■ **Problem to solve**: Copy out each line of the data holding "with".

☆ ☆ ☆

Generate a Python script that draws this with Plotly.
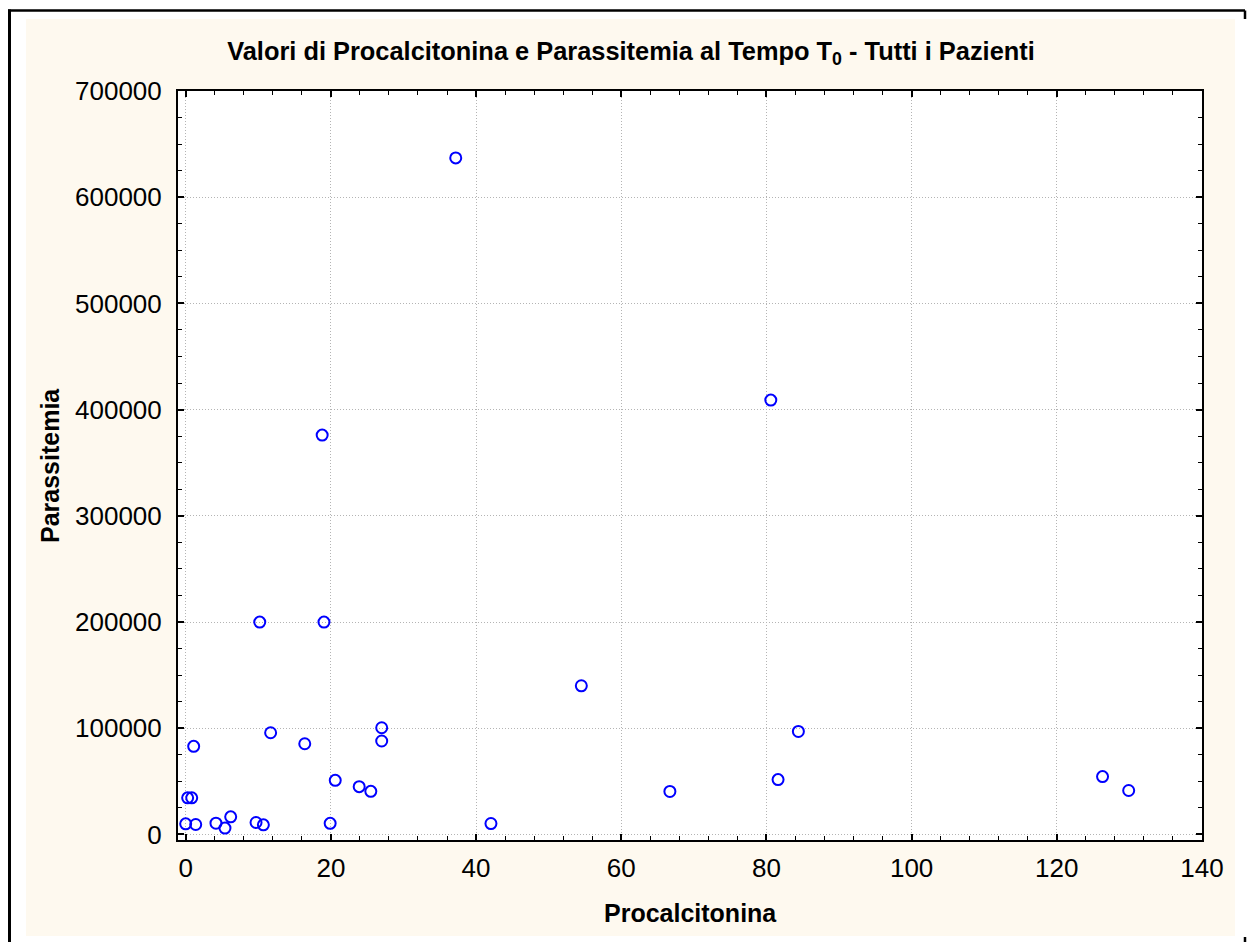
import plotly.graph_objects as go

# Data
procalcitonina = [37.2, 80.6, 18.8, 10.2, 19.05, 54.5, 27.0, 27.0, 11.7, 16.4,
                  1.1, 84.4, 20.6, 23.9, 25.5, 66.7, 81.6, 126.3, 129.9, 42.05,
                  19.9, 0.27, 0.83, 0.0, 1.38, 4.17, 5.41, 6.2, 9.69, 10.7]
parassitemia = [637000, 409000, 376000, 200000, 200000, 140000, 100500, 88000, 95800, 85400,
                83000, 97000, 51000, 45000, 40600, 40500, 51700, 54500, 41400, 10300,
                10500, 34500, 34500, 10000, 9400, 10600, 6000, 16600, 11300, 9100]

x_ticks = [0, 20, 40, 60, 80, 100, 120, 140]
y_ticks = [0, 100000, 200000, 300000, 400000, 500000, 600000, 700000]

W, H = 1256, 942
OFF = 8  # page body margin
# plot area in page pixels
L, R, T, B = 178 - OFF, 1202 - OFF, 91 - OFF, 840 - OFF
pw, ph = R - L, B - T

def px(x):
    return (x - OFF - L) / pw

def py(y):
    return (B - (y - OFF)) / ph

FONT = "Liberation Sans, Arial, sans-serif"

fig = go.Figure()
fig.add_trace(go.Scatter(
    x=procalcitonina, y=parassitemia, mode="markers",
    marker=dict(symbol="circle-open", size=11, color="#0000FF", line=dict(width=2, color="#0000FF")),
    showlegend=False, cliponaxis=False,
))

axis_common = dict(
    showline=True, linecolor="black", linewidth=2, mirror="ticks",
    ticks="inside", ticklen=6, tickwidth=1.5, tickcolor="black",
    showgrid=True, gridcolor="#B4B4B4", griddash="1px,2px", gridwidth=1,
    zeroline=False,
    tickfont=dict(family=FONT, size=26, color="black"),
)

fig.update_xaxes(
    range=[-1.06, 140], tickvals=x_ticks, ticktext=[str(v) for v in x_ticks],
    minor=dict(dtick=4, tick0=0, ticks="inside", ticklen=4, tickwidth=1.2, tickcolor="black", showgrid=False),
    ticklabelstandoff=4,
    **axis_common,
)
fig.update_yaxes(
    range=[-5200, 700000], tickvals=y_ticks, ticktext=[str(v) for v in y_ticks],
    minor=dict(dtick=25000, tick0=0, ticks="inside", ticklen=4, tickwidth=1.2, tickcolor="black", showgrid=False),
    ticklabelstandoff=9,
    **axis_common,
)

shapes = [
    # cream background panel
    dict(type="rect", xref="paper", yref="paper", x0=px(26), x1=px(1235), y0=py(936), y1=py(19),
         fillcolor="#FEF9EF", line=dict(width=0), layer="below"),
    # white plot area
    dict(type="rect", xref="paper", yref="paper", x0=0, x1=1, y0=0, y1=1,
         fillcolor="white", line=dict(width=0), layer="below"),
    # outer frame lines
    dict(type="line", xref="paper", yref="paper", x0=px(8), x1=px(1245), y0=py(10.5), y1=py(10.5),
         line=dict(color="black", width=2.5)),
    dict(type="line", xref="paper", yref="paper", x0=px(1245), x1=px(1245), y0=py(10.5), y1=py(19),
         line=dict(color="black", width=2.5)),
    dict(type="line", xref="paper", yref="paper", x0=px(9.5), x1=px(9.5), y0=py(9.5), y1=py(950),
         line=dict(color="black", width=3)),
    dict(type="line", xref="paper", yref="paper", x0=px(1252), x1=px(1252), y0=py(19), y1=py(950),
         line=dict(color="black", width=3)),
    dict(type="line", xref="paper", yref="paper", x0=px(1245), x1=px(1245), y0=py(937), y1=py(950),
         line=dict(color="black", width=2.5)),
]

annotations = [
    dict(text="<b>Procalcitonina</b>", xref="paper", yref="paper", x=px(690), y=py(913),
         xanchor="center", yanchor="middle", showarrow=False,
         font=dict(family=FONT, size=25, color="black")),
    dict(text="<b>Parassitemia</b>", xref="paper", yref="paper", x=px(50), y=py(466),
         xanchor="center", yanchor="middle", showarrow=False, textangle=-90,
         font=dict(family=FONT, size=25, color="black")),
]

fig.update_layout(
    width=W, height=H,
    margin=dict(l=L, r=W - R, t=T, b=H - B, pad=0),
    paper_bgcolor="white", plot_bgcolor="rgba(0,0,0,0)",
    title=dict(text="<b>Valori di Procalcitonina e Parassitemia al Tempo T<sub>0</sub> - Tutti i Pazienti</b>",
               x=(631 - OFF) / W, xanchor="center", y=1 - (51 - OFF) / H, yanchor="middle",
               xref="container", yref="container",
               font=dict(family=FONT, size=25.4, color="black")),
    shapes=shapes, annotations=annotations,
)

fig.write_html("out.html")
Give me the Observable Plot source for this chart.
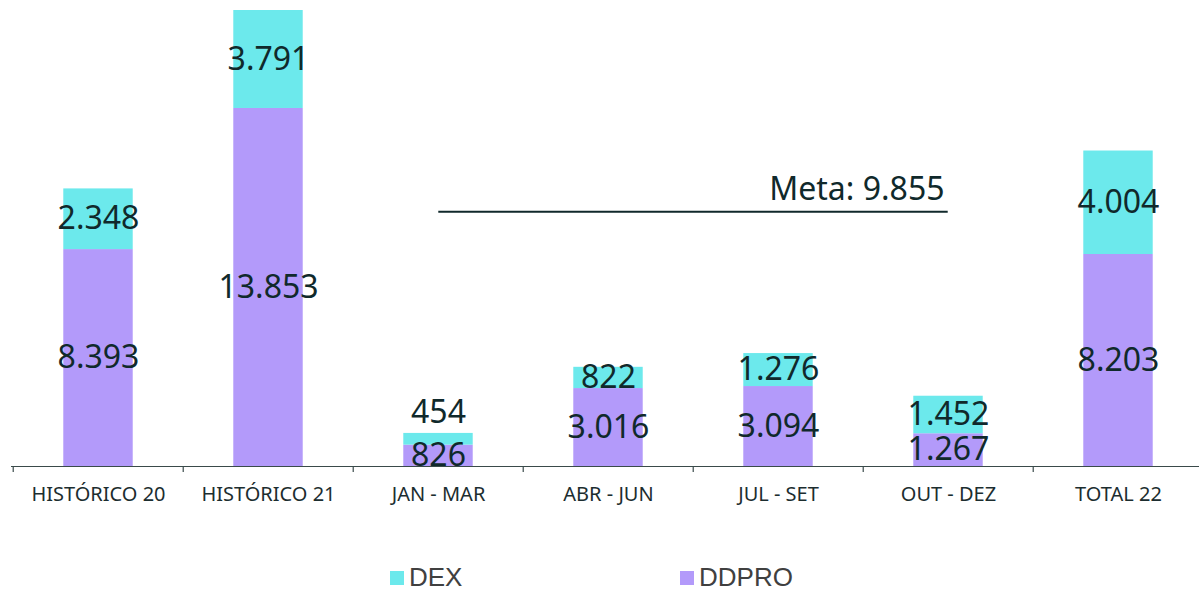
<!DOCTYPE html>
<html>
<head>
<meta charset="utf-8">
<script src="https://cdn.jsdelivr.net/npm/d3@7"></script>
<script src="https://cdn.jsdelivr.net/npm/@observablehq/plot@0.6"></script>
<style>
  html, body { margin: 0; padding: 0; background: #fff; overflow: hidden; width: 1199px; height: 590px; }
  #chart { position: absolute; left: 0; top: 0; }
  #chart svg { max-width: none !important; }
  #legend { position: absolute; top: 562px; left: 0; width: 1199px; height: 36px; font-family: "Liberation Sans", Arial, sans-serif; font-size: 26px; color: #404040; }
  .item { position: absolute; top: 0; display: flex; align-items: center; }
  .sw { width: 14px; height: 14px; margin-right: 5px; }
</style>
</head>
<body>
<div id="chart"></div>
<div id="legend"></div>
<script>
const categories = ["HISTÓRICO 20", "HISTÓRICO 21", "JAN - MAR", "ABR - JUN", "JUL - SET", "OUT - DEZ", "TOTAL 22"];
const ddpro = [8393, 13853, 826, 3016, 3094, 1267, 8203];
const dex = [2348, 3791, 454, 822, 1276, 1452, 4004];
const meta = 9855;
const metaFrom = "JAN - MAR";
const metaTo = "OUT - DEZ";
const seriesNames = ["DEX", "DDPRO"];
const colors = { DEX: "#6ce9ec", DDPRO: "#b39afa" };

const fmt = v => d3.format(",")(v).replace(/,/g, ".");

const rows = [];
categories.forEach((c, i) => {
  rows.push({ cat: c, series: "DDPRO", value: ddpro[i], y1: 0, y2: ddpro[i] });
  rows.push({ cat: c, series: "DEX", value: dex[i], y1: ddpro[i], y2: ddpro[i] + dex[i] });
});
const labels = rows.map(r => {
  const small = r.value < 600;
  return { cat: r.cat, text: fmt(r.value), y: small ? r.y2 : (r.y1 + r.y2) / 2, above: small };
});
const totals = categories.map((c, i) => ddpro[i] + dex[i]);

const W = 1205, H = 520, mL = 11, mR = 0;
const bw = (W - mL - mR) / categories.length;
const barW = 70;
const inset = (bw - barW) / 2;
const ink = "#10292b";

const chart = Plot.plot({
  width: W,
  height: H,
  marginLeft: mL,
  marginRight: mR,
  marginTop: 10,
  marginBottom: 54,
  style: { fontFamily: "'Noto Sans', sans-serif", overflow: "visible", maxWidth: "none" },
  x: { domain: categories, padding: 0, axis: null, label: null },
  y: { domain: [0, d3.max(totals)], axis: null },
  marks: [
    Plot.barY(rows, { x: "cat", y1: "y1", y2: "y2", fill: d => colors[d.series], insetLeft: inset, insetRight: inset }),
    Plot.ruleY([0], { stroke: "#3a4a4a", strokeWidth: 1.2 }),
    Plot.axisX({ tickSize: 6, tickFormat: () => "", label: null, dx: -bw / 2, stroke: "#3a4a4a", strokeWidth: 1.2 }),
    Plot.axisX({ tickSize: 0, tickPadding: 20, fontSize: 20, label: null, fill: "#1c2d2f", tickFormat: d => d }),
    Plot.text(labels.filter(d => !d.above), { x: "cat", y: "y", text: "text", fontSize: 32, fill: ink }),
    Plot.text(labels.filter(d => d.above), { x: "cat", y: "y", text: "text", fontSize: 32, fill: ink, dy: -21 }),
    Plot.ruleY([meta], { x1: () => metaFrom, x2: () => metaTo, insetLeft: bw / 2, insetRight: bw / 2, stroke: ink, strokeWidth: 2 }),
    Plot.text([meta], { x: () => metaTo, y: d => d, text: d => "Meta: " + fmt(d), textAnchor: "end", dx: -4, dy: -22, fontSize: 32, fill: ink })
  ]
});
document.getElementById("chart").appendChild(chart);

const legend = document.getElementById("legend");
const legendX = { DEX: 390, DDPRO: 680 };
seriesNames.forEach(s => {
  const it = document.createElement("div");
  it.className = "item";
  it.style.left = legendX[s] + "px";
  const sw = document.createElement("div");
  sw.className = "sw";
  sw.style.background = colors[s];
  const t = document.createElement("span");
  t.textContent = s;
  it.appendChild(sw);
  it.appendChild(t);
  legend.appendChild(it);
});
</script>
</body>
</html>
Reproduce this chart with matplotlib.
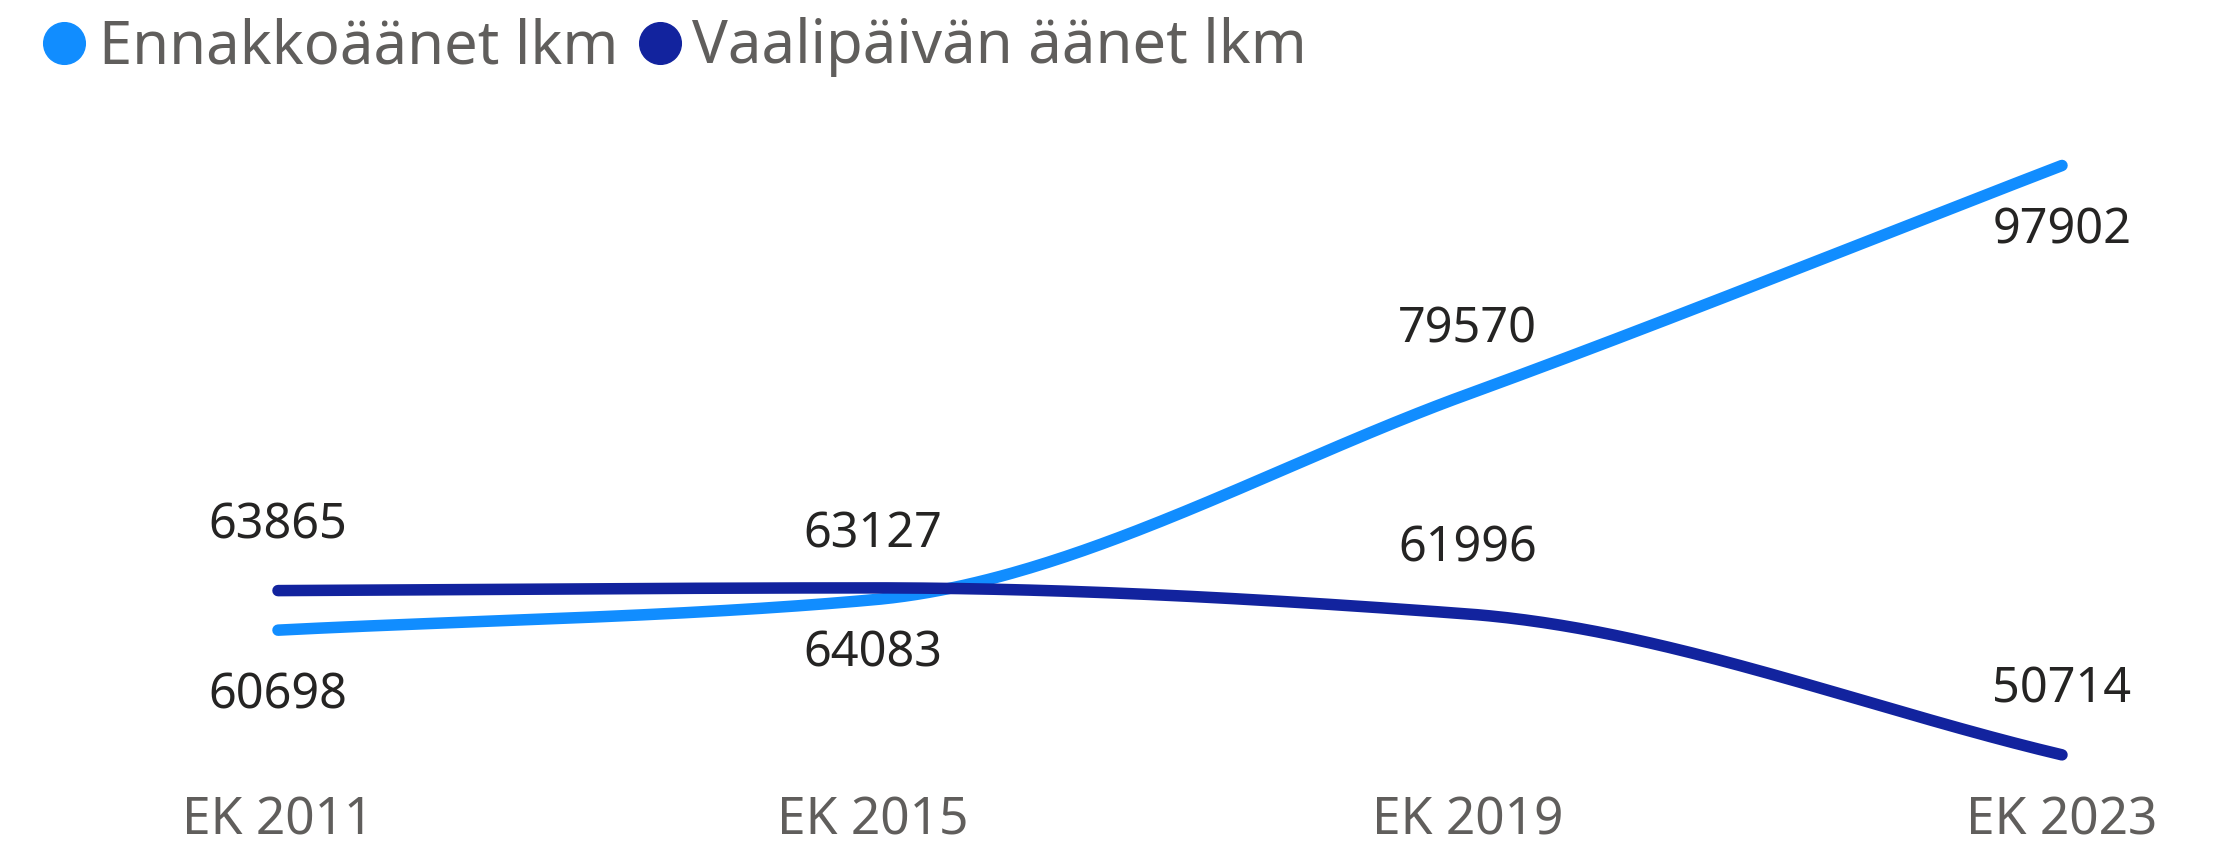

☆ ☆ ☆

■ **Response**:
Generate a Python script that draws this with Plotly.
Reproduce this chart with matplotlib.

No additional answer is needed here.